Getting Home


Getting Home is a 2007 Chinese comedy/drama film directed by Zhang Yang and starring Chinese comedian Zhao Benshan. It is episodic and follows two workers in their 50s, Zhao and Liu. The film opens when Liu unexpectedly dies after a night of drinking and Zhao decides to fulfill a promise to his friend to get him home, beginning a long odyssey from Shenzhen to Chongqing with Liu's corpse on his back. Along the way, Zhao meets a variety of figures, played by several of China's better known character actors.
Getting Home is Zhang Yang's fifth feature film. It was produced by Filmko Entertainment of Hong Kong and the Beijing Jinqianshengshi Culture Media company of the People's Republic of China.
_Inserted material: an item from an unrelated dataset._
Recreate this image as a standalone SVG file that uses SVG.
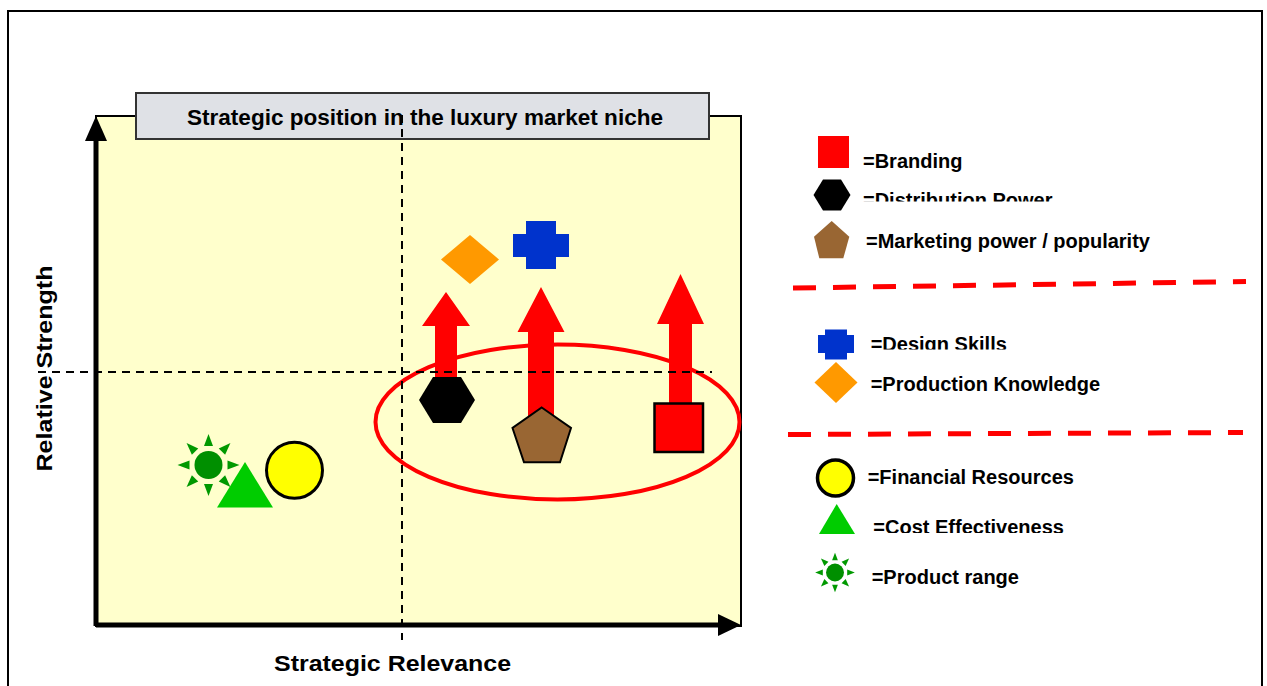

International sales and distribution was by Fortissimo Films out of Amsterdam.
Getting Home's original title derives from a Chinese proverb meaning "A falling leaf returns to its roots." It is apparently based on a true story.

Cast

Originally titled Air, Getting Home was financed by Filmko Films and Fortissimo Films and produced by Peter Loehr and Wouter Barendrecht of Fortissimo. This marked the first collaboration between Zhang and Filmko but the fifth with Fortissimo.
Though the film documents Zhao's journey from Shenzhen to Chongqing, the majority of shooting took place in Yunnan, a Chinese province in the southwest.

Reception

Getting Home had its Western debut in the 2007 Berlin International Film Festival on 11 February 2007, as part of the festival's Panorama series. There it won the Prize of the Ecumenical Jury. Since Berlin, Getting Home has made the rounds in the festival circuit, including Silk Screen Asian American Film Festival, Deauville and the New York Asian Film Festival.
Western critics, meanwhile, have embraced the film, with several noting that, while the synopsis recalls the American comedy Weekend at Bernie's, Getting Home far surpasses that film in plot, cast, and drama. One critic notes that the film is "a perfectly pitched and quite heartwarming drama about friendship and promises, with a welcome drop of dark humour." Several magazines, including Variety and that's Beijing praised the performance of Zhao Benshan in particular as "finely calibrated" and "vivid" respectively.